Quarterback Kerry Collins will have to find a way to hook up with receivers Amani Toomer and Ike Hilliard because defenses will continue to key on the running game, especially Detroit, Washington and Pittsburgh.
The Redskins are still the likely choice to win the NFC East. Washington has one win against the Giants and it has a bye this month. The 'Skins have only three home games remaining and road games include St. Louis, Pittsburgh and Dallas, which has won five straight against Washington.
Washington's defense has been everything owner Dan Snyder hoped when he opened the coffers last summer, and Stephen Davis continues to be one of the league's top power backs.
"It's more difficult to throw the football toward the end of the season," ESPN analyst Tom Jackson said. "St. Louis and Minnesota play in domes, so they may be at a slight advantage. But if you play outside and you don't have a commitment to run, you're unlikely be successful."
Jackson's assertion is why many people are counting out the Eagles, who lost Duce Staley to a season-ending injury. Philadelphia has tried to get by with a running back committee and Donovan McNabb has shown he can move the team with his scrambling and improved knowledge of the West Coast offense.

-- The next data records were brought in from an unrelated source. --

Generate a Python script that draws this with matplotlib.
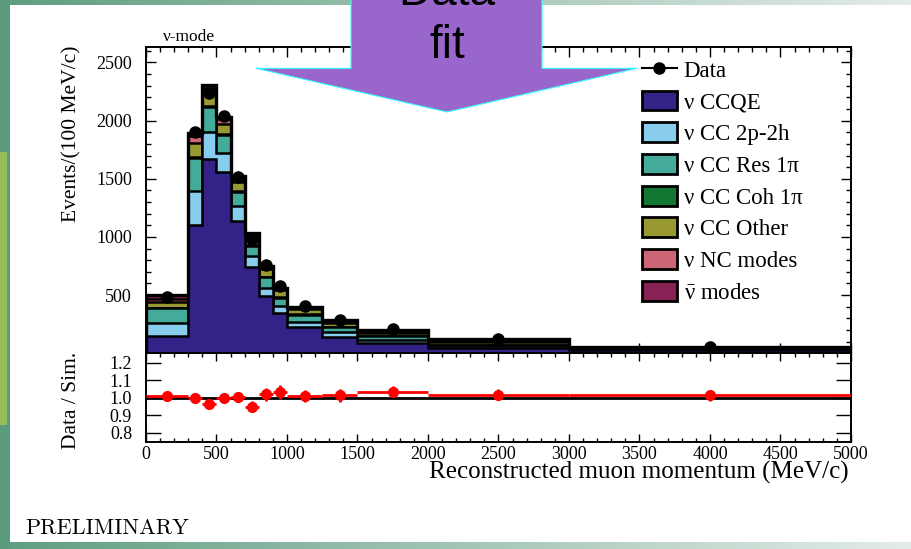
import numpy as np
import matplotlib
matplotlib.use('Agg')
import matplotlib.pyplot as plt
from matplotlib.patches import Patch, Polygon, Rectangle
from matplotlib.lines import Line2D
from matplotlib.ticker import MultipleLocator, FixedLocator, FormatStrFormatter

# bins in reconstructed muon momentum (MeV/c)
edges = [0, 300, 400, 500, 600, 700, 800, 900, 1000, 1250, 1500, 2000, 3000, 5000]

# simulated events per 100 MeV/c, one list per interaction mode
ccqe  = [148, 1100, 1671, 1557, 1140, 740, 491, 343, 228, 140, 86, 49, 25]
np2h  = [109, 297, 234, 163, 122, 94, 72, 62, 44, 43, 25, 11, 5]
res   = [129, 284, 210, 157, 123, 89, 90, 74, 60, 40, 34, 14, 7]
coh   = [6, 10, 10, 8, 6, 5, 4, 3, 2, 2, 1, 1, 0]
other = [51, 115, 101, 86, 77, 86, 69, 58, 43, 38, 31, 22, 8]
nc    = [26, 62, 51, 40, 29, 10, 11, 11, 11, 11, 11, 8, 5]
anti  = [28, 29, 28, 23, 28, 10, 11, 12, 12, 9, 12, 15, 4]

data     = [488, 1905, 2234, 2040, 1514, 986, 762, 580, 405, 287, 207, 122, 55]
data_err = [13, 44, 47, 45, 39, 31, 28, 24, 13, 11, 6, 3.5, 1.7]

ratio     = [1.01, 0.998, 0.964, 1.0, 1.004, 0.95, 1.02, 1.034, 1.011, 1.015, 1.036, 1.019, 1.015]
ratio_err = [0.025, 0.023, 0.021, 0.022, 0.026, 0.031, 0.037, 0.042, 0.032, 0.038, 0.03, 0.03, 0.032]

labels = ['\u03bd CCQE', '\u03bd CC 2p-2h', '\u03bd CC Res 1\u03c0', '\u03bd CC Coh 1\u03c0',
          '\u03bd CC Other', '\u03bd NC modes', r'$\bar{\nu}$ modes']
colors = ['#332288', '#88CCEE', '#44AA99', '#117733', '#999933', '#CC6677', '#882255']

serif = 'Liberation Serif'
plt.rcParams['mathtext.fontset'] = 'custom'
plt.rcParams['mathtext.rm'] = serif
plt.rcParams['mathtext.it'] = serif
plt.rcParams['mathtext.bf'] = serif + ':bold'

W, H = 912, 549
fig = plt.figure(figsize=(W / 100, H / 100), dpi=100)
fig.patch.set_facecolor('white')

def px(x0, y0, x1, y1):
    return [x0 / W, 1 - y1 / H, (x1 - x0) / W, (y1 - y0) / H]

ax = fig.add_axes(px(146, 47.3, 851, 353.3))
ax2 = fig.add_axes(px(146, 353.3, 851, 441.7))

edges_a = np.array(edges, dtype=float)
centers = 0.5 * (edges_a[1:] + edges_a[:-1])
halfw = 0.5 * (edges_a[1:] - edges_a[:-1])

comps = [ccqe, np2h, res, coh, other, nc, anti]
cum = np.cumsum(np.array(comps, dtype=float), axis=0)

# stack drawn top-down like ROOT THStack
for i in range(len(comps) - 1, -1, -1):
    ax.stairs(cum[i], edges_a, baseline=0, fill=True, facecolor=colors[i],
              edgecolor='black', linewidth=1.8, zorder=2)
ax.stairs(cum[-1], edges_a, baseline=0, fill=False, edgecolor='black', linewidth=2.4, zorder=3)

ax.errorbar(centers, data, yerr=data_err, fmt='o', color='black', ms=8,
            elinewidth=1.5, capsize=0, zorder=5)

ax.set_xlim(0, 5000)
ax.set_ylim(0, 2630)
ax.yaxis.set_major_locator(FixedLocator([500, 1000, 1500, 2000, 2500]))
ax.yaxis.set_minor_locator(MultipleLocator(100))
ax.xaxis.set_major_locator(MultipleLocator(500))
ax.xaxis.set_minor_locator(MultipleLocator(100))
ax.tick_params(which='both', direction='in', top=True, right=True, labelbottom=False, width=1)
ax.tick_params(which='major', length=7)
ax.tick_params(which='minor', length=3.5)
ax.tick_params(axis='y', which='major', pad=10)
for lab in ax.get_yticklabels():
    lab.set_fontfamily(serif)
    lab.set_fontsize(13)
for s in ax.spines.values():
    s.set_linewidth(1.4)

# ratio panel
ax2.axhline(1.0, color='black', lw=2, zorder=1)
ax2.errorbar(centers, ratio, xerr=halfw, yerr=ratio_err, fmt='o', color='red', ms=7,
             elinewidth=2, capsize=0, zorder=3)
ax2.set_xlim(0, 5000)
ax2.set_ylim(0.75, 1.255)
ax2.yaxis.set_major_locator(FixedLocator([0.8, 0.9, 1.0, 1.1, 1.2]))
ax2.yaxis.set_major_formatter(FormatStrFormatter('%.1f'))
ax2.xaxis.set_major_locator(MultipleLocator(500))
ax2.xaxis.set_minor_locator(MultipleLocator(100))
ax2.tick_params(which='both', direction='in', top=True, right=True, width=1)
ax2.tick_params(axis='y', which='major', length=11, pad=10)
ax2.tick_params(axis='x', which='major', length=6, pad=3)
ax2.tick_params(axis='x', which='minor', length=3)
for lab in ax2.get_yticklabels() + ax2.get_xticklabels():
    lab.set_fontfamily(serif)
    lab.set_fontsize(13)
for s in ax2.spines.values():
    s.set_linewidth(1.4)

# legend
hdata = Line2D([], [], color='black', marker='o', ms=8, lw=1.5)
handles = [hdata] + [Patch(facecolor=c, edgecolor='black', linewidth=2) for c in colors]
ax.legend(handles, ['Data'] + labels, loc='upper left',
          bbox_to_anchor=(641.7 / W, 1 - 59 / H), bbox_transform=fig.transFigure,
          frameon=False, prop={'family': serif, 'size': 16.5}, handlelength=1.55,
          handleheight=0.95, handletextpad=0.28, labelspacing=0.39, borderpad=0,
          borderaxespad=0, numpoints=1)

# slide decoration + annotations in pixel coordinates
ov = fig.add_axes([0, 0, 1, 1], zorder=10)
ov.axis('off')
ov.patch.set_alpha(0)

grad = np.linspace(0, 1, 256)
c0 = np.array([95, 158, 128]) / 255
c1 = np.array([228, 236, 232]) / 255
strip = (c0[None, :] * (1 - grad[:, None]) + c1[None, :] * grad[:, None])[None, :, :]
ov.imshow(strip, extent=(0, W, 5, 0), aspect='auto', interpolation='bilinear')
ov.imshow(strip, extent=(0, W, H, 542), aspect='auto', interpolation='bilinear')
ov.add_patch(Rectangle((0, 0), 10, H, facecolor='#5C9C7E', edgecolor='none'))
ov.add_patch(Rectangle((0, 152), 7, 273, facecolor='#96BE5C', edgecolor='none'))
ov.set_xlim(0, W)
ov.set_ylim(H, 0)

arrow = [(351, -5), (542, -5), (542, 68.3), (637, 68.3), (447, 112), (256, 68.3), (351, 68.3)]
ov.add_patch(Polygon(arrow, closed=True, facecolor='#9966CC', edgecolor='#33FFFF', lw=0.8))
ov.text(447, 5, 'Data', ha='center', va='baseline', fontsize=33, family='Liberation Sans')
ov.text(447, 58, 'fit', ha='center', va='baseline', fontsize=33, family='Liberation Sans')

ov.text(163, 41, '\u03bd-mode', ha='left', va='baseline', fontsize=12.5, family=serif)
ov.text(72, 46, 'Events/(100 MeV/c)', rotation=90, ha='center', va='top', fontsize=15.5, family=serif)
ov.text(72, 352, 'Data / Sim.', rotation=90, ha='center', va='top', fontsize=15.5, family=serif)
ov.text(849, 479, 'Reconstructed muon momentum (MeV/c)', ha='right', va='baseline',
        fontsize=18, family=serif)
ov.text(25, 534, 'PRELIMINARY', ha='left', va='baseline', fontsize=16, family='cmr10')

fig.savefig('out.png', dpi=100)
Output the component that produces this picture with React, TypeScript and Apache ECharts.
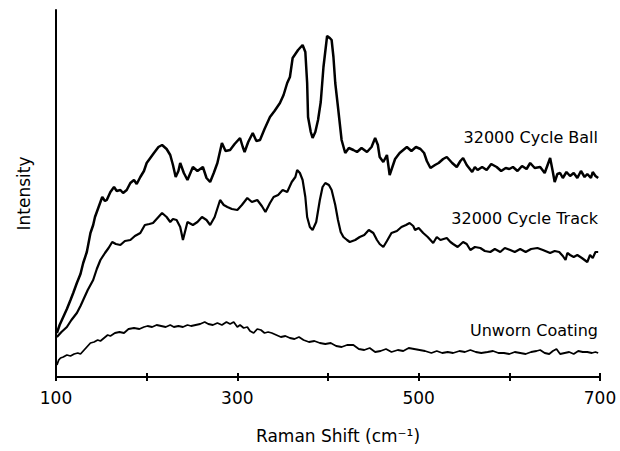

But Philadelphia's problem is at receiver. Green, who covered the Eagles-Giants game Sunday, saw McNabb's receivers drop nine passes.
Detroit is a game ahead of Tampa Bay and split its series with the Bucs, but the Lions have a brutal second-half schedule, especially when you consider the team does not play well outside of the Silverdome. A three-game stretch beginning Nov. 30 has Detroit at Minnesota, at Green Bay and at the Jets. The Lions haven't won in Wisconsin since 1991 and they've won only twice in Minnesota since 1993.
The Saints are likely to be 7-3 when they play host to Oakland in two weeks. New Orleans is a huge surprise but is getting great production from running back Ricky Williams and a sterling effort from the defense. But quarterback Jeff Blake has a rating of just 76.0. Still, he is one of the best deep passers in the game.
"Chris (Berman) and I like to say (Jeff Blake) throws the ball out of the screen, meaning on many occasions he throws the bomb and you don't see the ball for a period of time," Jackson said. "He gives them the opportunity to make plays whether Ricky Williams is successful or not. I think New Orleans is one of the best kept secrets going right now."
At 3-5, Carolina, Dallas and Green Bay cannot be ruled out. Yet the Panthers, Cowboys and Packers have not shown the consistency of a playoff contender. Carolina's offense and defense have been erratic, the Dallas defense has struggled at stopping the run and Green Bay has had trouble on defense and special teams.
The Panthers still have two games remaining against St. Louis, plus home games against Green Bay and New Orleans and road games against Kansas City and Oakland. Only one team on Dallas' remaining schedule is below .500 and Green Bay may find itself at 3-8 in three weeks.